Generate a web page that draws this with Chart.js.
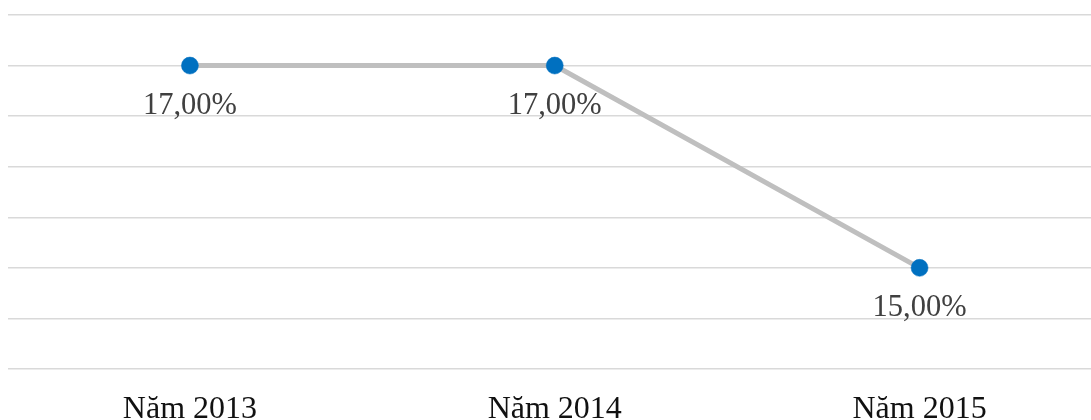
<!DOCTYPE html>
<html lang="vi">
<head>
    <meta charset="UTF-8">
    <title>Tỷ lệ theo năm</title>
    <script src="https://cdn.jsdelivr.net/npm/chart.js"></script>
    <style>
        html, body { margin: 0; padding: 0; background: #fff; overflow: hidden; }
        canvas { display: block; }
    </style>
</head>
<body>
    <!-- a bit larger than the window: the plot is cut at the right and bottom edges -->
    <canvas id="rateChart" width="1102" height="450"></canvas>

    <script>
        const years = ['Năm 2013', 'Năm 2014', 'Năm 2015'];
        const rates = [17, 17, 15];
        const yMin = 14;
        const yMax = 17.5;
        const yStep = 0.5;

        const serif = '"Liberation Serif", "Times New Roman", serif';
        const fmt = v => v.toFixed(2).replace('.', ',') + '%';

        // labels under each point
        const pointLabels = {
            id: 'pointLabels',
            afterDatasetsDraw(chart) {
                const ctx = chart.ctx;
                const meta = chart.getDatasetMeta(0);
                ctx.save();
                ctx.font = '30.5px ' + serif;
                ctx.fillStyle = '#404040';
                ctx.textAlign = 'center';
                ctx.textBaseline = 'middle';
                meta.data.forEach((pt, i) => {
                    ctx.fillText(fmt(rates[i]), pt.x, pt.y + 40);
                });
                ctx.restore();
            }
        };

        new Chart(document.getElementById('rateChart'), {
            type: 'line',
            data: {
                labels: years,
                datasets: [{
                    data: rates,
                    borderColor: '#BFBFBF',
                    borderWidth: 5,
                    pointBackgroundColor: '#0070C0',
                    pointBorderColor: '#0070C0',
                    pointRadius: 8.5,
                    pointBorderWidth: 0.5,
                    tension: 0
                }]
            },
            options: {
                responsive: false,
                animation: false,
                layout: { autoPadding: false, padding: { left: 7.5, right: 0, top: 15, bottom: 0 } },
                plugins: { legend: { display: false }, tooltip: { enabled: false } },
                scales: {
                    x: {
                        offset: true,
                        grid: { display: false, drawTicks: false, tickLength: 0 },
                        border: { display: false },
                        ticks: {
                            padding: 21.3,
                            color: '#111',
                            maxRotation: 0,
                            font: { family: serif, size: 32 }
                        }
                    },
                    y: {
                        min: yMin,
                        max: yMax,
                        grid: { color: '#D9D9D9', lineWidth: 1.5, drawTicks: false, tickLength: 0 },
                        border: { display: false },
                        ticks: { display: false, stepSize: yStep }
                    }
                }
            },
            plugins: [pointLabels]
        });
    </script>
</body>
</html>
* * * * *
* **Stated exercise**:
Reproduce the whole listing word for word, setting aside any pictures.

* **Answer to the task**:
Generate a web page that draws this with Chart.js.
<!DOCTYPE html>
<html lang="vi">
<head>
    <meta charset="UTF-8">
    <title>Tỷ lệ theo năm</title>
    <script src="https://cdn.jsdelivr.net/npm/chart.js"></script>
    <style>
        html, body { margin: 0; padding: 0; background: #fff; overflow: hidden; }
        canvas { display: block; }
    </style>
</head>
<body>
    <!-- a bit larger than the window: the plot is cut at the right and bottom edges -->
    <canvas id="rateChart" width="1102" height="450"></canvas>

    <script>
        const years = ['Năm 2013', 'Năm 2014', 'Năm 2015'];
        const rates = [17, 17, 15];
        const yMin = 14;
        const yMax = 17.5;
        const yStep = 0.5;

        const serif = '"Liberation Serif", "Times New Roman", serif';
        const fmt = v => v.toFixed(2).replace('.', ',') + '%';

        // labels under each point
        const pointLabels = {
            id: 'pointLabels',
            afterDatasetsDraw(chart) {
                const ctx = chart.ctx;
                const meta = chart.getDatasetMeta(0);
                ctx.save();
                ctx.font = '30.5px ' + serif;
                ctx.fillStyle = '#404040';
                ctx.textAlign = 'center';
                ctx.textBaseline = 'middle';
                meta.data.forEach((pt, i) => {
                    ctx.fillText(fmt(rates[i]), pt.x, pt.y + 40);
                });
                ctx.restore();
            }
        };

        new Chart(document.getElementById('rateChart'), {
            type: 'line',
            data: {
                labels: years,
                datasets: [{
                    data: rates,
                    borderColor: '#BFBFBF',
                    borderWidth: 5,
                    pointBackgroundColor: '#0070C0',
                    pointBorderColor: '#0070C0',
                    pointRadius: 8.5,
                    pointBorderWidth: 0.5,
                    tension: 0
                }]
            },
            options: {
                responsive: false,
                animation: false,
                layout: { autoPadding: false, padding: { left: 7.5, right: 0, top: 15, bottom: 0 } },
                plugins: { legend: { display: false }, tooltip: { enabled: false } },
                scales: {
                    x: {
                        offset: true,
                        grid: { display: false, drawTicks: false, tickLength: 0 },
                        border: { display: false },
                        ticks: {
                            padding: 21.3,
                            color: '#111',
                            maxRotation: 0,
                            font: { family: serif, size: 32 }
                        }
                    },
                    y: {
                        min: yMin,
                        max: yMax,
                        grid: { color: '#D9D9D9', lineWidth: 1.5, drawTicks: false, tickLength: 0 },
                        border: { display: false },
                        ticks: { display: false, stepSize: yStep }
                    }
                }
            },
            plugins: [pointLabels]
        });
    </script>
</body>
</html>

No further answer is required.